Maka tidak salah jika saya menyimpulkan secara sepihak bahwa puisi adalah peristiwa yang terperangkap dalam narasi. Kisah yang diceritakan menggunakan kalimat indah, penuh makna, memiliki nubuat, dan berangkat dari pengalaman penyairnya.

***
Jauh sebelum 7 Alasan Mencela Diriku yang ditulis Kahlil Ghibran, manusia telah menjadikan puisi sebagai penguat spritual yang menjaga kesakralan suatu keyakinan. Pun dalam kitab suci, baik Injil, Tripitaka, Al-Quran, atau Talmud mengandung kisah yang ditulis dengan kalimat-kalimat indah.
Jika ada yang menyebut bahwa puisi sanggup mengubah hidup seseorang, maka saya sepakat. Bukan karena keindahan kata-kata atau anggapan kesucian yang dilekatkan padanya, tapi karena di dalamnya termaktub kisah yang mengandung kekuatan.
Kekuatan ini sering juga disebut sebagai pengalaman literasi. Pengalaman yang semua orang bisa dapatkan dengan mudah dan murah. Bergantung sebarapa tekun kita membaca dan memahami narasi pada sebuah teks puisi.
Penyebab perubahan itu karena kisah yang ditulis di dalam puisi mengandung pengalaman. Dan karena pengalaman adalah guru yang terbaik, maka tidak salah jika ia memiliki kekuatan untuk mengubah pandangan dan perilaku manusia.
Senada dengan hasil penelitian Dr. C. Edward Coffey - peneliti dari Henry Ford Health System, yang berhasil membuktikan bahwa dengan membaca, seseorang terhindar dari penyakit demensia. Demensia merupakan penyakit yang merusak jaringan otak. Seseorang yang terkena demensia dipastikan mengalami kepikunan.

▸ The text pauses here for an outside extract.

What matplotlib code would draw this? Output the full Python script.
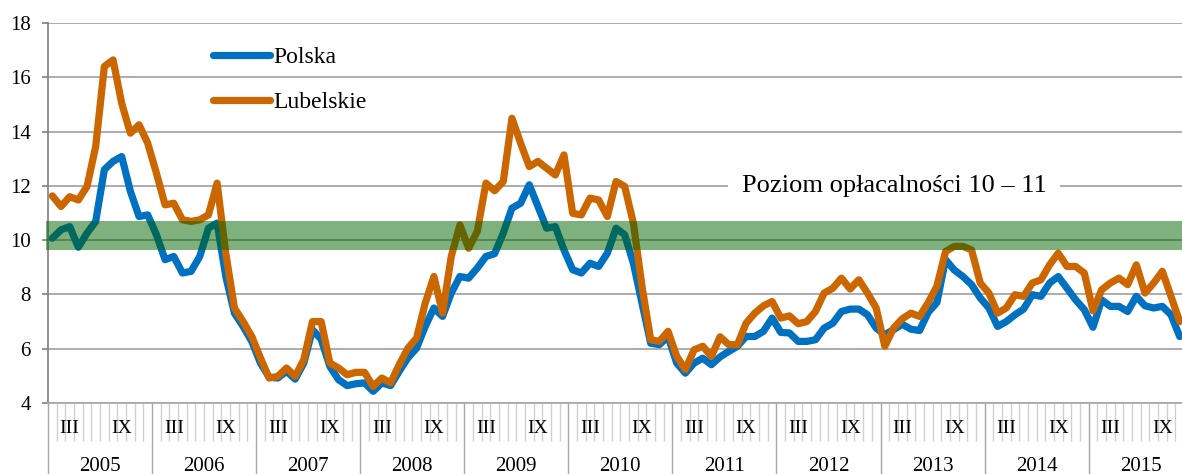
import numpy as np
import matplotlib
matplotlib.use('Agg')
import matplotlib.pyplot as plt
from matplotlib.transforms import blended_transform_factory

plt.rcParams['font.family'] = ['Liberation Serif', 'DejaVu Serif']

# data: monthly values Jan 2005 - Nov 2015
years = list(range(2005, 2016))
month_labels = ['', '', 'III', '', '', '', '', '', 'IX', '', '', '']

polska = [10.07, 10.38, 10.5, 9.74, 10.26, 10.69, 12.6, 12.9, 13.08, 11.8, 10.87, 10.93,
          10.2, 9.28, 9.4, 8.79, 8.85, 9.4, 10.44, 10.63, 8.66, 7.31, 6.82, 6.27,
          5.47, 4.95, 4.92, 5.17, 4.88, 5.47, 6.7, 6.35, 5.35, 4.86, 4.64, 4.71,
          4.74, 4.43, 4.74, 4.64, 5.17, 5.66, 6.02, 6.82, 7.5, 7.19, 8.05, 8.66,
          8.6, 8.97, 9.4, 9.5, 10.26, 11.18, 11.36, 12.04, 11.24, 10.44, 10.5, 9.64,
          8.91, 8.79, 9.15, 9.03, 9.52, 10.44, 10.2, 9.15, 7.68, 6.2, 6.15, 6.45,
          5.47, 5.1, 5.47, 5.65, 5.41, 5.7, 5.9, 6.09, 6.45, 6.45, 6.64, 7.13,
          6.6, 6.58, 6.27, 6.27, 6.33, 6.76, 6.94, 7.37, 7.46, 7.46, 7.25, 6.76,
          6.52, 6.7, 6.9, 6.72, 6.67, 7.34, 7.7, 9.28, 8.9, 8.66, 8.36, 7.87,
          7.5, 6.82, 7.0, 7.25, 7.46, 7.99, 7.93, 8.42, 8.66, 8.23, 7.8, 7.44,
          6.79, 7.8, 7.56, 7.56, 7.37, 7.93, 7.58, 7.5, 7.56, 7.25, 6.45]

lubelskie = [11.63, 11.24, 11.6, 11.48, 11.98, 13.45, 16.4, 16.64, 15.04, 13.94, 14.25, 13.57,
             12.47, 11.3, 11.36, 10.75, 10.69, 10.75, 10.93, 12.1, 9.52, 7.5, 7.0, 6.45,
             5.66, 4.92, 4.98, 5.29, 4.98, 5.6, 7.0, 7.0, 5.47, 5.29, 5.04, 5.13,
             5.13, 4.61, 4.92, 4.74, 5.41, 6.02, 6.39, 7.68, 8.66, 7.31, 9.4, 10.56,
             9.7, 10.32, 12.1, 11.82, 12.16, 14.49, 13.57, 12.71, 12.9, 12.65, 12.4, 13.14,
             10.99, 10.93, 11.55, 11.48, 10.87, 12.16, 11.98, 10.63, 8.29, 6.33, 6.27, 6.64,
             5.72, 5.23, 5.96, 6.09, 5.72, 6.44, 6.15, 6.15, 6.94, 7.31, 7.58, 7.74,
             7.13, 7.21, 6.92, 7.0, 7.37, 8.05, 8.23, 8.6, 8.2, 8.54, 8.05, 7.5,
             6.09, 6.76, 7.1, 7.31, 7.19, 7.7, 8.3, 9.58, 9.77, 9.77, 9.64, 8.42,
             8.05, 7.31, 7.5, 7.99, 7.93, 8.42, 8.54, 9.09, 9.52, 9.03, 9.03, 8.79,
             7.4, 8.17, 8.42, 8.6, 8.36, 9.09, 8.05, 8.42, 8.85, 7.93, 7.0]

band_low, band_high = 9.65, 10.7
band_text = 'Poziom opłacalności 10 – 11'

W, H = 1182, 474
fig = plt.figure(figsize=(W / 100, H / 100), dpi=100)
ax = fig.add_axes([48 / W, 71 / H, 1144.7 / W, 380 / H])

x = np.arange(len(polska))
ax.plot(x, polska, color='#0070C0', lw=5.2, solid_capstyle='round',
        solid_joinstyle='round', label='Polska', zorder=3)
ax.plot(x, lubelskie, color='#CC6600', lw=5.2, solid_capstyle='round',
        solid_joinstyle='round', label='Lubelskie', zorder=4)

# profitability band
ax.axhspan(band_low, band_high, xmin=-0.002, xmax=1, color='#006400', alpha=0.5,
           lw=0, zorder=5, clip_on=False)
ax.text(97.05, 12, band_text, fontsize=19, ha='center', va='center', zorder=6,
        bbox=dict(facecolor='white', edgecolor='none', pad=10))

n_months = 12 * len(years)
ax.set_xlim(-0.5, n_months - 0.5)
ax.set_ylim(4, 18)
ax.set_yticks(range(4, 19, 2))
ax.grid(axis='y', color='#A6A6A6', lw=1.3)
ax.set_axisbelow(True)
for s in ['top', 'right']:
    ax.spines[s].set_visible(False)
ax.spines['left'].set_color('#7F7F7F')
ax.spines['left'].set_linewidth(1.2)
ax.spines['bottom'].set_color('#A6A6A6')
ax.spines['bottom'].set_linewidth(1.2)
ax.tick_params(axis='y', length=4.3, width=1.2, color='#7F7F7F', pad=8, labelsize=15)

# two-level category axis
year_edges = np.arange(0, n_months + 1, 12) - 0.5
month_edges = [m - 0.5 for m in range(n_months) if m % 12 != 0]
ax.set_xticks(year_edges)
ax.set_xticklabels([])
ax.set_xticks(month_edges, minor=True)
ax.tick_params(axis='x', which='major', length=52, width=1, color='#A6A6A6')
ax.tick_params(axis='x', which='minor', length=27.5, width=1, color='#D0D0D0')

trans = blended_transform_factory(ax.transData, ax.transAxes)
for i, yr in enumerate(years):
    for j, lab in enumerate(month_labels):
        if lab:
            ax.text(12 * i + j, -0.066, lab, transform=trans, ha='center',
                    va='center', fontsize=14)
    ax.text(12 * i + 5.5, -0.168, str(yr), transform=trans, ha='center',
            va='center', fontsize=15)

ax.legend(loc='upper left', bbox_to_anchor=(0.144, 0.937), frameon=False,
          fontsize=17, handlelength=2.4, handletextpad=0.15, labelspacing=0.97,
          borderaxespad=0, borderpad=0)

fig.savefig('out.png', dpi=100)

Maka secara medis, pengetahuan, dan spritual, membaca dapat membantu manusia untuk hidup lebih sehat.
***
Salah satu berita menarik belakangan ini adalah aksi jual diri yang dilakukan pelajar sekolah menengah pertama di salah satu sekolah negeri di kota Makassar. Setelah berdiskusi dengan salah seorang kawan perihal peristiwa ini, ia menyimpulkan bahwa penyebab utamanya adalah moral. Menurutnya, moral siswi itu harus dibenahi dan agama adalah jalan keluarnya.
Tapi simpulan teman saya berbeda dari pengakuan seorang siswi yang berhasil diwawancarai salah satu media lokal di Makassar. Menurut pengakuannya, ia menjual diri karena membutuhkan uang untuk membeli parfum. Tentu, parfum tidak boleh dilihat sekadar pengharum tubuh, tapi sebagai benda yang memiliki nilai ekonomi.
Beli membeli ini menunjukkan jika persoalan uang dapat memperpendek akal seseorang dalam melakukan sesuatu. Maka saya menduga bahwa masalah utamanya bukan karena moral, tapi desakan ekonomi.
Lantas siapa yang harus kita mintai pertanggungjawaban? Pemuka agama, orang tua, guru, iklan yang menawarkan parfum, atau Jokowi yang senang manaikturunkan harga bahan bakar minyak?
Melihat peran puisi selama ini – sebagai instrumen yang mampu memperkuat religiositas, penyampai pesan, dan pelanjut kisah, maka puisi bisa dijadikan sebagai jalan keluar. Saya hanya berharap puisi belum kehilangan kekuatannya. Meskipun ada kesangsian untuk mengatakan bahwa dengan sastra, persoalan jual diri ini bisa selesai.
Pendidikan agama yang sudah diajarkan sejak sekolah dasar toh tidak membuat kita menjadi lebih bermoral. Sebab agama selalu bertumpu pada benar dan salah. Padahal, banyak persoalan di dunia ini yang hidup ditengah-tengah ruang kemungkinan. Ruang yang hanya bisa kita pahami setelah keluar dari dunia ideal yang selama ini kita yakini sebagai kebenaran. Itulah ruang ketidakjelasan. Ruang di mana segalanya berpeluang untuk benar.